Une des causes de la suprématie intellectuelle de l’Écosse et de l’éclat que depuis un demi-siècle Édimbourg a jeté comme ville scientifique et littéraire, c’est la concentration. La société de cette ville, moins fractionnée que celle de Londres, a des limites qu’on peut facilement embrasser. L’homme d’un vrai talent est à peu près sûr de n’être jamais perdu dans la foule ; il trouve sans peine des personnes qui apprécient son mérite. Chacun dans son camp et dans sa caste occupe aisément le rang auquel il a droit. À Londres, c’est autre chose ; la situation des gens de lettres, même de ceux dont la valeur est incontestable, y est précaire et misérable ; un monde entier les étouffe et les écrase[1] ; ils ne parviennent que bien rarement à se dégager de la cohue qui les enveloppe et à se placer au rang qui leur appartient. Avides d’une renommée à laquelle ils ne peuvent atteindre, leur amour-propre, toujours mis en jeu, s’aigrit et s’irrite ; leur timidité susceptible et vaniteuse souffre ; le marasme des gens de talent méconnus les dévore : méfians, jaloux, ombrageux, insupportables comme individus, dangereux comme citoyens, ils n’ont pour cette société qui les repousse, que des malédictions et des anathèmes. Un écrivain à Londres n’a jamais cette haute estime de sa profession, nécessaire avant tout pour y exceller ; s’il est riche, il sera plus fier encore de sa fortune que de son talent ; si, comme Byron, il est noble, il n’oubliera jamais de placer sa couronne de baronnet en tête de ses ouvrages.

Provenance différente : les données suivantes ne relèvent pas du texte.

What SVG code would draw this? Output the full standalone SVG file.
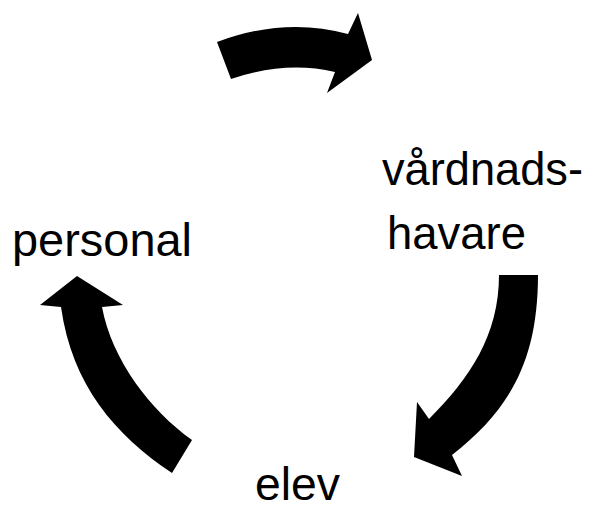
<svg xmlns="http://www.w3.org/2000/svg" width="595" height="511" viewBox="0 0 595 511">
<style>
.lbl{font-family:"Liberation Sans",Arial,sans-serif;font-size:47px;fill:#000}
.arr{fill:#000;stroke:none}
</style>
<rect width="595" height="511" fill="#fff"/>
<g id="connectors">
<path class="arr" d="M217,42 Q285,16.5 348,34 L358,13 L372,60 L327,93 L335,72 Q285,60.5 231,79 Z"/>
<path class="arr" d="M499,275 L538,275 C538,360 510,410 452,455 L462,476 L414,457 L417,402 L429,419 C470,378 499,335 499,275 Z"/>
<path class="arr" d="M77,276 L123,305 L102,307 C112,360 150,410 192,440 L172,473 C115,435 72,385 61,307 L40,305 Z"/>
</g>
<g id="node-personal"><text class="lbl" x="12" y="256" textLength="180" lengthAdjust="spacingAndGlyphs">personal</text></g>
<g id="node-vardnadshavare"><text class="lbl" x="382" y="185" textLength="201" lengthAdjust="spacingAndGlyphs">vårdnads-</text><text class="lbl" x="387" y="249" textLength="139" lengthAdjust="spacingAndGlyphs">havare</text></g>
<g id="node-elev"><text class="lbl" x="255" y="500" textLength="85" lengthAdjust="spacingAndGlyphs">elev</text></g>
</svg>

Nous savons bien qu’Édimbourg est trop voisine de Londres, et que le mélange entre les deux peuples est aujourd’hui trop complet pour que la nuance soit tout-à-fait tranchée, et que les mœurs littéraires n’aient pas de nombreux traits de ressemblance. Sans doute le même besoin de renommée, la même avidité de distinctions domine dans l’une et l’autre ville. Walter Scott soupira pendant vingt ans de sa vie après le titre de baronnet, et fut plus heureux le jour où il put mettre le sir devant son nom, que le lendemain de la publication de Waverley ou d’Ivanhoe. D’un autre côté, M. Jeffrey lui-même, le directeur de la revue whig, cet écrivain satirique si brillant et si nerveux, s’est montré singulièrement jaloux des hautes dignités de la magistrature écossaise[2]. Mais si les gens d’esprit qui écrivent ont,

  1. À Londres, en effet, le West-End seul est habité par huit mille familles jouissant de 3,000 liv. sterl. (75,000 francs) au moins de revenu. Le nombre des personnes ayant au-dessus de 50 livres (1,500 francs) de rentes est de cent cinquante-quatre mille. Il y en a six cents qui ont au-dessus de 5,000 livres (125,000 francs) de rente.
  2. M. Jeffrey a été fait lord de session en 1834. C’est aujourd’hui lord Jeffrey.